GEEK ALERT; SKIP TO BELOW IF YOU'RE ONLY INTERESTED IN COMMENTARY ABOUT THE REAL WORLD: I can't say enough about how wonderful I think Peter Jackson's take on Lord of the Rings is, and I'm pretty damned excited about Two Towers. But the new trailer continues a troubling (well, it troubles me) trend from the first movie: the exaggeration-to-the-point-of-distortion of racial themes and racial tension. The books, to be sure, have a certain amount of queasy-making race-talk. But Jackson's making the problem worse.

In the first movie, Elrond (who, let us not forget, is the son of an elf and a man, and whose brother made the choice to be a man) engages in an inordinate amount of Man-bashing, and he and Gandalf engage in an argument that depends rather a lot on race-talk. The dignified and grave Council of Elrond is reduced to an absurd racial squabble ("...before I see the Ring in the hands of an Elf!") The creepiness of Cate Blanchett's Galadriel costs us the sense that the elves in general and the High Elves in particular are a reliable, constant, and powerful, though unseen, ally against Sauron. The cutting of the Gimli-Galadriel plotline (possibly restored in the extended-version DVD) deprives us of Tolkien's example of racial reconciliation.

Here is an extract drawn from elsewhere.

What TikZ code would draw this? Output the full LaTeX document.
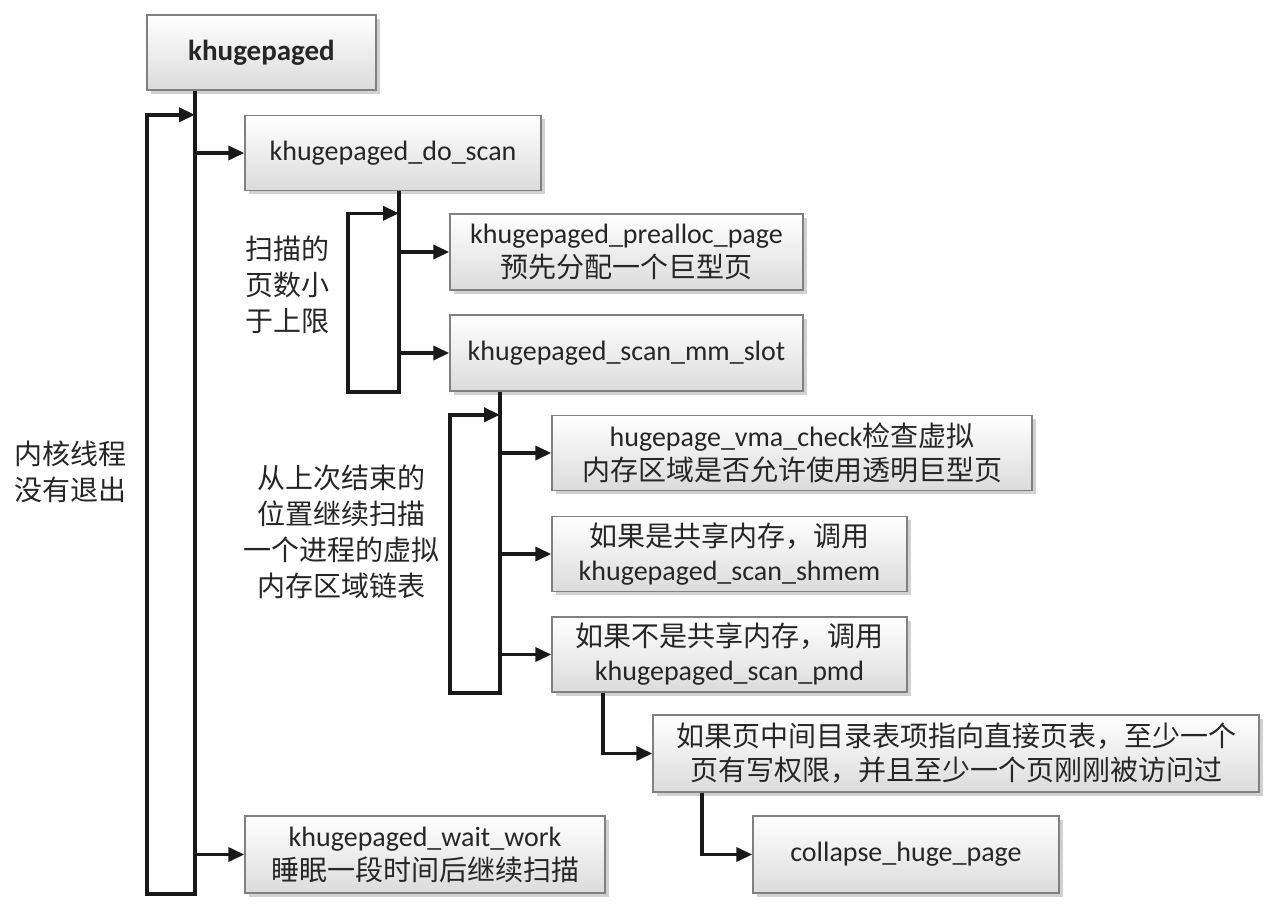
\documentclass[tikz,border=0pt]{standalone}
\usepackage{fontspec}
\setmainfont{Carlito}
\newfontfamily\cjk{Noto Sans CJK SC}
\usetikzlibrary{arrows.meta,shadows}

\begin{document}
\begin{tikzpicture}[
			x=0.5pt, y=-0.5pt
			,every node/.append style={font=\fontsize{14}{17}\selectfont, text=black!85}
			,fn/.style={draw=black!50, line width=0.7pt, top color=white, bottom color=black!14,
				align=center, inner sep=0pt, minimum height=37.5pt,
				drop shadow={shadow xshift=1.8pt, shadow yshift=-1.8pt, opacity=0.18, fill=black}}
			,note/.style={align=center, font=\cjk\fontsize{14}{18}\selectfont}
			,flow/.style={line width=1.8pt, black!90}
			,call/.style={flow, -{Triangle[length=8pt, width=7pt]}}
		]
			\useasboundingbox (0,0) rectangle (1280,910);

			\node [fn, minimum width=114.5pt, font=\bfseries\fontsize{14.5}{17}\selectfont] (kd) at (261.5,52.5) {khugepaged};
			\node [fn, minimum width=148pt] (doscan) at (393,153) {khugepaged\_do\_scan};
			\node [fn, minimum width=176.5pt, minimum height=38pt] (prealloc) at (626.5,252)
				{khugepaged\_prealloc\_page\\{\cjk 预先分配一个巨型页}};
			\node [fn, minimum width=176.5pt, minimum height=38pt] (mmslot) at (626.5,353) {khugepaged\_scan\_mm\_slot};
			\node [fn, minimum width=240pt] (vmacheck) at (792,453)
				{hugepage\_vma\_check{\cjk 检查虚拟}\\{\cjk 内存区域是否允许使用透明巨型页}};
			\node [fn, minimum width=177.5pt] (shmem) at (729.5,554)
				{{\cjk 如果是共享内存，调用}\\khugepaged\_scan\_shmem};
			\node [fn, minimum width=177.5pt] (pmd) at (729.5,654.5)
				{{\cjk 如果不是共享内存，调用}\\khugepaged\_scan\_pmd};
			\node [fn, minimum width=303pt, minimum height=38.5pt] (pmdok) at (956,753.5)
				{{\cjk 如果页中间目录表项指向直接页表，至少一个}\\{\cjk 页有写权限，并且至少一个页刚刚被访问过}};
			\node [fn, minimum width=153pt, minimum height=38.5pt] (collapse) at (906,854.5) {collapse\_huge\_page};
			\node [fn, minimum width=180pt, minimum height=38.5pt] (wait) at (425,854.5)
				{khugepaged\_wait\_work\\{\cjk 睡眠一段时间后继续扫描}};

			\node [note] (alive) at (70,472) {内核线程\\没有退出};
			\node [note] (limit) at (287,285) {扫描的\\页数小\\于上限};
			\node [note] (resume) at (341,532) {从上次结束的\\位置继续扫描\\一个进程的虚拟\\内存区域链表};

			\coordinate (busA) at (195,0);
			\coordinate (loopA) at (147,0);
			\coordinate (busB) at (399,0);
			\coordinate (loopB) at (348,0);
			\coordinate (busC) at (500,0);
			\coordinate (loopC) at (450,0);
			\coordinate (busD) at (603,0);
			\coordinate (busE) at (702,0);

			% thread loop
			\draw [call] (busA |- kd.south) -- (busA |- wait.south) -- (loopA |- wait.south)
				-- (loopA |- doscan.north) -- (busA |- doscan.north);
			\draw [call] (busA |- doscan.west) -- (doscan.west);
			\draw [call] (busA |- wait.west) -- (wait.west);

			% scan loop
			\draw [call] (busB |- doscan.south) -- (busB |- mmslot.south) -- (loopB |- mmslot.south)
				-- (loopB |- prealloc.north) -- (busB |- prealloc.north);
			\draw [call] (busB |- prealloc.west) -- (prealloc.west);
			\draw [call] (busB |- mmslot.west) -- (mmslot.west);

			% vma loop
			\draw [call] (busC |- mmslot.south) -- (busC |- pmd.south) -- (loopC |- pmd.south)
				-- (loopC |- vmacheck.north) -- (busC |- vmacheck.north);
			\draw [call] (busC |- vmacheck.west) -- (vmacheck.west);
			\draw [call] (busC |- shmem.west) -- (shmem.west);
			\draw [call] (busC |- pmd.west) -- (pmd.west);

			\draw [call] (busD |- pmd.south) -- (busD |- pmdok.west) -- (pmdok.west);
			\draw [call] (busE |- pmdok.south) -- (busE |- collapse.west) -- (collapse.west);
		\end{tikzpicture}
\end{document}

Now in the trailer for Two Towers, Elrond and the elves are talking about turning tail and leaving Middle Earth in the middle of the war. Elrond declares the alliance of men and elves over (instead of mourning the estrangement of the two kindred races since Gil-Galad's time)-- and does so in a way that suggests the elves aren't going to fight Sauron now. And the early stages of the War of the Ring are described by Aragorn as a war to destroy the world of men, and the army of the Uruk-Hai is described as aiming to exterminate the race of men. But men are the race that, in the books, fights on both sides. Indeed there's a strong suggestion that the men of Harad and Rhun outnumber the men of the West; in other words, more men fight for Sauron than against him. (Elves are more reliable; none has stood with Sauron since the forging of the Ring.) Neither Sauron nor Saruman ever set out to exterminate Men, only to subjugate them. And one of the most-stressed values in the books-- emphasized by Gandalf, Elrond, Galadriel, and Aragorn-- is that of all the free peoples of the West standing together, and not dividing against each other. Why is Jackson changing that?